> [Dataset excerpt]
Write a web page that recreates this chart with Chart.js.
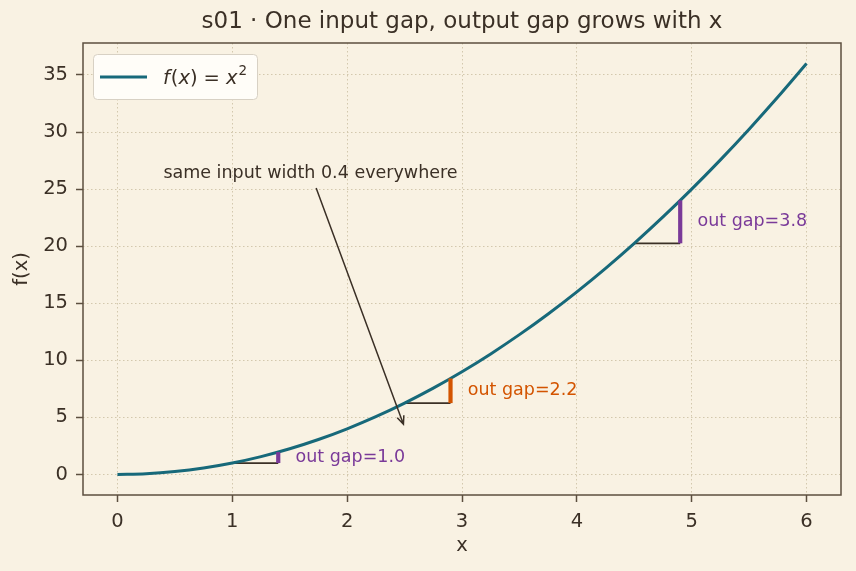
<!DOCTYPE html>
<html>
<head>
<meta charset="utf-8">
<script src="https://cdn.jsdelivr.net/npm/chart.js@4/dist/chart.umd.min.js"></script>
<style>
  html, body { margin: 0; padding: 0; background: #f9f2e3; }
  #wrap { width: 856px; height: 571px; }
</style>
</head>
<body>
<div id="wrap"><canvas id="c" width="856" height="571"></canvas></div>
<script>
// curve samples of f(x) = x^2
const curveX = [0, 0.25, 0.5, 0.75, 1, 1.25, 1.5, 1.75, 2, 2.25, 2.5, 2.75, 3, 3.25, 3.5, 3.75, 4, 4.25, 4.5, 4.75, 5, 5.25, 5.5, 5.75, 6];
const curveY = [0, 0.0625, 0.25, 0.5625, 1, 1.5625, 2.25, 3.0625, 4, 5.0625, 6.25, 7.5625, 9, 10.5625, 12.25, 14.0625, 16, 18.0625, 20.25, 22.5625, 25, 27.5625, 30.25, 33.0625, 36];

// the three input gaps (width 0.4) and their output gaps
const gapStart = [1, 2.5, 4.5];
const gapEnd = [1.4, 2.9, 4.9];
const gapLow = [1, 6.25, 20.25];
const gapHigh = [1.96, 8.41, 24.01];
const gapLabels = ["out gap=1.0", "out gap=2.2", "out gap=3.8"];
const gapColors = ["#7a3a99", "#d35400", "#7a3a99"];

const xTicks = [0, 1, 2, 3, 4, 5, 6];
const yTicks = [0, 5, 10, 15, 20, 25, 30, 35];

const INK = "#3b3026";
const SPINE = "#5c4f3f";
const GRID = "#d3c8ad";
const TEAL = "#17697a";
const FONT = "'DejaVu Sans', sans-serif";

const datasets = [];
datasets.push({
    label: "curve",
    data: curveX.map((x, i) => ({ x: x, y: curveY[i] })),
    borderColor: TEAL,
    borderWidth: 3,
    pointRadius: 0,
    cubicInterpolationMode: "monotone",
    order: 2,
});
gapStart.forEach((x0, i) => {
    datasets.push({
        label: "in" + i,
        data: [{ x: x0, y: gapLow[i] }, { x: gapEnd[i], y: gapLow[i] }],
        borderColor: INK,
        borderWidth: 1.8,
        pointRadius: 0,
        order: 3,
    });
    datasets.push({
        label: "out" + i,
        data: [{ x: gapEnd[i], y: gapLow[i] }, { x: gapEnd[i], y: gapHigh[i] }],
        borderColor: gapColors[i],
        borderWidth: 4.2,
        borderCapStyle: "butt",
        pointRadius: 0,
        order: 1,
    });
});

const decor = {
    id: "decor",
    beforeDraw(chart) {
        const ctx = chart.ctx;
        ctx.save();
        ctx.fillStyle = "#f9f2e3";
        ctx.fillRect(0, 0, chart.width, chart.height);
        ctx.restore();
    },
    afterDraw(chart) {
        const ctx = chart.ctx;
        const xs = chart.scales.x, ys = chart.scales.y;
        const a = chart.chartArea;
        ctx.save();

        // frame
        ctx.strokeStyle = SPINE;
        ctx.lineWidth = 1.5;
        ctx.strokeRect(a.left, a.top, a.right - a.left, a.bottom - a.top);

        // title and axis labels
        ctx.fillStyle = INK;
        ctx.textAlign = "center";
        ctx.textBaseline = "middle";
        ctx.font = "23px " + FONT;
        ctx.fillText("s01 \u00b7 One input gap, output gap grows with x", (a.left + a.right) / 2, 22);
        ctx.font = "19.5px " + FONT;
        ctx.fillText("x", (a.left + a.right) / 2, 546);
        ctx.save();
        ctx.translate(22, (a.top + a.bottom) / 2);
        ctx.rotate(-Math.PI / 2);
        ctx.fillText("f(x)", 0, 0);
        ctx.restore();

        // gap labels
        ctx.font = "17.5px " + FONT;
        ctx.textAlign = "left";
        gapStart.forEach((x0, i) => {
            ctx.fillStyle = gapColors[i];
            ctx.fillText(gapLabels[i], xs.getPixelForValue(gapEnd[i] + 0.15), ys.getPixelForValue((gapLow[i] + gapHigh[i]) / 2));
        });

        // annotation
        ctx.fillStyle = INK;
        ctx.fillText("same input width 0.4 everywhere", xs.getPixelForValue(0.4), ys.getPixelForValue(26.4));
        const x1 = xs.getPixelForValue(1.73), y1 = ys.getPixelForValue(25.1);
        const x2 = xs.getPixelForValue(2.49), y2 = ys.getPixelForValue(4.4);
        ctx.strokeStyle = INK;
        ctx.lineWidth = 1.5;
        ctx.beginPath();
        ctx.moveTo(x1, y1);
        ctx.lineTo(x2, y2);
        const ang = Math.atan2(y2 - y1, x2 - x1);
        const hl = 9;
        ctx.moveTo(x2 - hl * Math.cos(ang - 0.4), y2 - hl * Math.sin(ang - 0.4));
        ctx.lineTo(x2, y2);
        ctx.lineTo(x2 - hl * Math.cos(ang + 0.4), y2 - hl * Math.sin(ang + 0.4));
        ctx.stroke();

        // legend
        const lx = 93, ly = 54, lw = 164, lh = 45;
        ctx.fillStyle = "#fffdf8";
        ctx.strokeStyle = "#d8d1c4";
        ctx.lineWidth = 1;
        ctx.beginPath();
        ctx.roundRect(lx + 0.5, ly + 0.5, lw, lh, 4);
        ctx.fill();
        ctx.stroke();
        ctx.strokeStyle = TEAL;
        ctx.lineWidth = 3;
        ctx.beginPath();
        ctx.moveTo(100, 77);
        ctx.lineTo(147, 77);
        ctx.stroke();
        // mathtext f(x) = x^2
        ctx.fillStyle = INK;
        ctx.textBaseline = "alphabetic";
        const parts = [
            ["italic 19.5px ", "f", 0, 0],
            ["19.5px ", "(", 1, 0],
            ["italic 19.5px ", "x", 0, 0],
            ["19.5px ", ")", 0, 0],
            ["19.5px ", "=", 6, 0],
            ["italic 19.5px ", "x", 6, 0],
            ["13.5px ", "2", 1, -9],
        ];
        let px = 163;
        parts.forEach(p => {
            ctx.font = p[0] + FONT;
            px += p[2];
            ctx.fillText(p[1], px, 84 + p[3]);
            px += ctx.measureText(p[1]).width;
        });
        ctx.restore();
    }
};

const tickStyle = { color: INK, font: { family: FONT, size: 19.5 }, padding: 8 };

new Chart(document.getElementById("c"), {
    type: "line",
    data: { datasets: datasets },
    options: {
        responsive: false,
        devicePixelRatio: 1,
        animation: false,
        layout: { padding: { top: 43, right: 15, left: 0, bottom: 0 } },
        plugins: { legend: { display: false }, tooltip: { enabled: false }, title: { display: false } },
        scales: {
            x: {
                type: "linear",
                min: -0.3,
                max: 6.3,
                afterBuildTicks: (s) => { s.ticks = xTicks.map(v => ({ value: v })); },
                afterFit: (s) => { s.height = 76; },
                ticks: tickStyle,
                grid: { color: GRID, lineWidth: 1, tickColor: SPINE, tickLength: 7, tickWidth: 1.5 },
                border: { display: false, dash: [1.5, 2.5] },
            },
            y: {
                type: "linear",
                min: -1.8,
                max: 37.8,
                afterBuildTicks: (s) => { s.ticks = yTicks.map(v => ({ value: v })); },
                afterFit: (s) => { s.width = 83; },
                ticks: tickStyle,
                grid: { color: GRID, lineWidth: 1, tickColor: SPINE, tickLength: 7, tickWidth: 1.5 },
                border: { display: false, dash: [1.5, 2.5] },
            },
        },
    },
    plugins: [decor],
});
</script>
</body>
</html>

> [Written instruction]
Restate the whole listing above exactly, please, omitting every image.

> [Reply to the task]
Write a web page that recreates this chart with Chart.js.
<!DOCTYPE html>
<html>
<head>
<meta charset="utf-8">
<script src="https://cdn.jsdelivr.net/npm/chart.js@4/dist/chart.umd.min.js"></script>
<style>
  html, body { margin: 0; padding: 0; background: #f9f2e3; }
  #wrap { width: 856px; height: 571px; }
</style>
</head>
<body>
<div id="wrap"><canvas id="c" width="856" height="571"></canvas></div>
<script>
// curve samples of f(x) = x^2
const curveX = [0, 0.25, 0.5, 0.75, 1, 1.25, 1.5, 1.75, 2, 2.25, 2.5, 2.75, 3, 3.25, 3.5, 3.75, 4, 4.25, 4.5, 4.75, 5, 5.25, 5.5, 5.75, 6];
const curveY = [0, 0.0625, 0.25, 0.5625, 1, 1.5625, 2.25, 3.0625, 4, 5.0625, 6.25, 7.5625, 9, 10.5625, 12.25, 14.0625, 16, 18.0625, 20.25, 22.5625, 25, 27.5625, 30.25, 33.0625, 36];

// the three input gaps (width 0.4) and their output gaps
const gapStart = [1, 2.5, 4.5];
const gapEnd = [1.4, 2.9, 4.9];
const gapLow = [1, 6.25, 20.25];
const gapHigh = [1.96, 8.41, 24.01];
const gapLabels = ["out gap=1.0", "out gap=2.2", "out gap=3.8"];
const gapColors = ["#7a3a99", "#d35400", "#7a3a99"];

const xTicks = [0, 1, 2, 3, 4, 5, 6];
const yTicks = [0, 5, 10, 15, 20, 25, 30, 35];

const INK = "#3b3026";
const SPINE = "#5c4f3f";
const GRID = "#d3c8ad";
const TEAL = "#17697a";
const FONT = "'DejaVu Sans', sans-serif";

const datasets = [];
datasets.push({
    label: "curve",
    data: curveX.map((x, i) => ({ x: x, y: curveY[i] })),
    borderColor: TEAL,
    borderWidth: 3,
    pointRadius: 0,
    cubicInterpolationMode: "monotone",
    order: 2,
});
gapStart.forEach((x0, i) => {
    datasets.push({
        label: "in" + i,
        data: [{ x: x0, y: gapLow[i] }, { x: gapEnd[i], y: gapLow[i] }],
        borderColor: INK,
        borderWidth: 1.8,
        pointRadius: 0,
        order: 3,
    });
    datasets.push({
        label: "out" + i,
        data: [{ x: gapEnd[i], y: gapLow[i] }, { x: gapEnd[i], y: gapHigh[i] }],
        borderColor: gapColors[i],
        borderWidth: 4.2,
        borderCapStyle: "butt",
        pointRadius: 0,
        order: 1,
    });
});

const decor = {
    id: "decor",
    beforeDraw(chart) {
        const ctx = chart.ctx;
        ctx.save();
        ctx.fillStyle = "#f9f2e3";
        ctx.fillRect(0, 0, chart.width, chart.height);
        ctx.restore();
    },
    afterDraw(chart) {
        const ctx = chart.ctx;
        const xs = chart.scales.x, ys = chart.scales.y;
        const a = chart.chartArea;
        ctx.save();

        // frame
        ctx.strokeStyle = SPINE;
        ctx.lineWidth = 1.5;
        ctx.strokeRect(a.left, a.top, a.right - a.left, a.bottom - a.top);

        // title and axis labels
        ctx.fillStyle = INK;
        ctx.textAlign = "center";
        ctx.textBaseline = "middle";
        ctx.font = "23px " + FONT;
        ctx.fillText("s01 \u00b7 One input gap, output gap grows with x", (a.left + a.right) / 2, 22);
        ctx.font = "19.5px " + FONT;
        ctx.fillText("x", (a.left + a.right) / 2, 546);
        ctx.save();
        ctx.translate(22, (a.top + a.bottom) / 2);
        ctx.rotate(-Math.PI / 2);
        ctx.fillText("f(x)", 0, 0);
        ctx.restore();

        // gap labels
        ctx.font = "17.5px " + FONT;
        ctx.textAlign = "left";
        gapStart.forEach((x0, i) => {
            ctx.fillStyle = gapColors[i];
            ctx.fillText(gapLabels[i], xs.getPixelForValue(gapEnd[i] + 0.15), ys.getPixelForValue((gapLow[i] + gapHigh[i]) / 2));
        });

        // annotation
        ctx.fillStyle = INK;
        ctx.fillText("same input width 0.4 everywhere", xs.getPixelForValue(0.4), ys.getPixelForValue(26.4));
        const x1 = xs.getPixelForValue(1.73), y1 = ys.getPixelForValue(25.1);
        const x2 = xs.getPixelForValue(2.49), y2 = ys.getPixelForValue(4.4);
        ctx.strokeStyle = INK;
        ctx.lineWidth = 1.5;
        ctx.beginPath();
        ctx.moveTo(x1, y1);
        ctx.lineTo(x2, y2);
        const ang = Math.atan2(y2 - y1, x2 - x1);
        const hl = 9;
        ctx.moveTo(x2 - hl * Math.cos(ang - 0.4), y2 - hl * Math.sin(ang - 0.4));
        ctx.lineTo(x2, y2);
        ctx.lineTo(x2 - hl * Math.cos(ang + 0.4), y2 - hl * Math.sin(ang + 0.4));
        ctx.stroke();

        // legend
        const lx = 93, ly = 54, lw = 164, lh = 45;
        ctx.fillStyle = "#fffdf8";
        ctx.strokeStyle = "#d8d1c4";
        ctx.lineWidth = 1;
        ctx.beginPath();
        ctx.roundRect(lx + 0.5, ly + 0.5, lw, lh, 4);
        ctx.fill();
        ctx.stroke();
        ctx.strokeStyle = TEAL;
        ctx.lineWidth = 3;
        ctx.beginPath();
        ctx.moveTo(100, 77);
        ctx.lineTo(147, 77);
        ctx.stroke();
        // mathtext f(x) = x^2
        ctx.fillStyle = INK;
        ctx.textBaseline = "alphabetic";
        const parts = [
            ["italic 19.5px ", "f", 0, 0],
            ["19.5px ", "(", 1, 0],
            ["italic 19.5px ", "x", 0, 0],
            ["19.5px ", ")", 0, 0],
            ["19.5px ", "=", 6, 0],
            ["italic 19.5px ", "x", 6, 0],
            ["13.5px ", "2", 1, -9],
        ];
        let px = 163;
        parts.forEach(p => {
            ctx.font = p[0] + FONT;
            px += p[2];
            ctx.fillText(p[1], px, 84 + p[3]);
            px += ctx.measureText(p[1]).width;
        });
        ctx.restore();
    }
};

const tickStyle = { color: INK, font: { family: FONT, size: 19.5 }, padding: 8 };

new Chart(document.getElementById("c"), {
    type: "line",
    data: { datasets: datasets },
    options: {
        responsive: false,
        devicePixelRatio: 1,
        animation: false,
        layout: { padding: { top: 43, right: 15, left: 0, bottom: 0 } },
        plugins: { legend: { display: false }, tooltip: { enabled: false }, title: { display: false } },
        scales: {
            x: {
                type: "linear",
                min: -0.3,
                max: 6.3,
                afterBuildTicks: (s) => { s.ticks = xTicks.map(v => ({ value: v })); },
                afterFit: (s) => { s.height = 76; },
                ticks: tickStyle,
                grid: { color: GRID, lineWidth: 1, tickColor: SPINE, tickLength: 7, tickWidth: 1.5 },
                border: { display: false, dash: [1.5, 2.5] },
            },
            y: {
                type: "linear",
                min: -1.8,
                max: 37.8,
                afterBuildTicks: (s) => { s.ticks = yTicks.map(v => ({ value: v })); },
                afterFit: (s) => { s.width = 83; },
                ticks: tickStyle,
                grid: { color: GRID, lineWidth: 1, tickColor: SPINE, tickLength: 7, tickWidth: 1.5 },
                border: { display: false, dash: [1.5, 2.5] },
            },
        },
    },
    plugins: [decor],
});
</script>
</body>
</html>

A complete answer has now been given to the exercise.